Scientific Breakthrough: Correcting Misinformation about the White Lions
There continues to be widespread misinformation about the White Lions, which has both legitimised and facilitated their ongoing persecution – in the wild, as well as in captivity. With this in mind, we are pleased to share with you Jason A. Turner’s long-awaited PhD study – a culmination of decades of primary research in the field, and five intensive years of study based out of Leiden University, Netherlands, which explores the ecology of the White Lions.
The research conducted for this groundbreaking PhD study helps counter their exploitation, and provides a crucial foundation for further scientific research into the behaviour of these magnificient heritage animals, whose cultural importance equals their ecological role within the greater
Part 1 of this PhD is titled “Effects of a colour variant on hunting behaviour: the white lion in South Africa” – a republication of a previous study shared by Jason in 2015. The study on the hunting behaviour of White Lions showed that the rewilded White Lions within the Global White Lion Protection Trust’s heritage lands bordering the Timbavati region hunted as successfully as wild tawny lions studied in the same wildlife area, and in other Private Nature Reserves in the greater Kruger region. These findings dispelled the misperception that White Lions are not able to hunt for themselves or survive in their natural habitat.
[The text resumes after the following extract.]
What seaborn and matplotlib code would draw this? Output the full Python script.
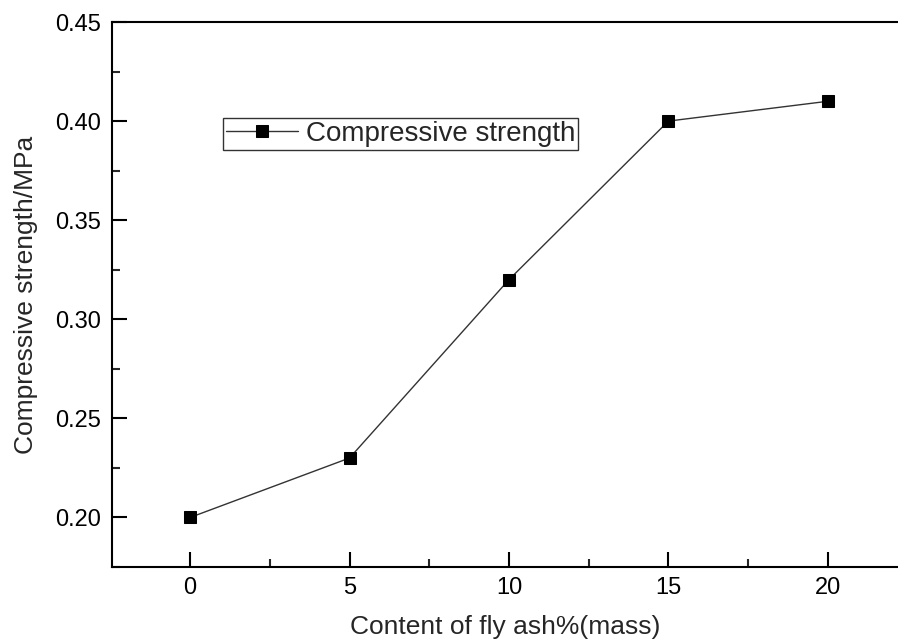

Jason has spent a large part of the last 5 years splitting his time between Leiden University and Johannesburg while working on this publication. The Global White Lion Protection Trust is pleased to draw on his expertise as an independent consultant on lion ecology, and is looking forward to further pioneering efforts on the scientific frontline.
Part 2 of his PhD is titled “Home range and movement patterns of reintroduced White Lions (Panthera leo melanochaita) in the Kruger to Canyons Biosphere Reserve, South Africa.” This study explores the territorial behaviour and movements of White Lions, which has been found to be similar to that of wild tawny lions.These findings were for both the founder pride, consisting of all White Lions, and the Tsau Pride of white and tawny lions, indicating that White Lions adapt to their environment and display natural territorial behaviour.
Despite their rarity and cultural importance, there has been a notable gap in the scientific research of White Lions, which has facilitated their rampant exploitation. Groundbreaking studies such as Jason’s are of great assistance in the correction of widespread misinformation, and will help us ensure greater protection of this rare genetic phenotype, whose ongoing occurrence in this region of origin, despite a long history of forcible removals from their natural habitat, is testimony of their resilience.
The third published paper in this groundbreaking series is titled, “Assessing the social cohesion of a translocated pride of White Lions integrated with wild tawny lions in South Africa” which draws upon social network analysis to assess its findings.
In this scientific study, the social behaviour of White Lions was compared to that of wild tawny lions. The Tsau Pride, consisting of reintroduced white and tawny lions was found to be much more socially bonded than the wild prides to which it was compared. It was also found that strong social bonds between pride members is essential for successful reintroduction to their natural habitat.
The research conducted for this groundbreaking PhD study helps to counter their exploitation, and provides a crucial foundation for further scientific research into the behaviour of these magnificent heritage animals, whose cultural importance equals their ecological role within the greater ecosystem.
We invite you to join us in congratulating Jason on this monumental moment, which is a culmination of decades of work and research into this much misunderstood species. We are proud to have Jason provide his expert consultancy on lion ecology to the Global White Lion Protection Trust, and look forward to sharing further pioneering research that he and other scientific experts conduct in the future.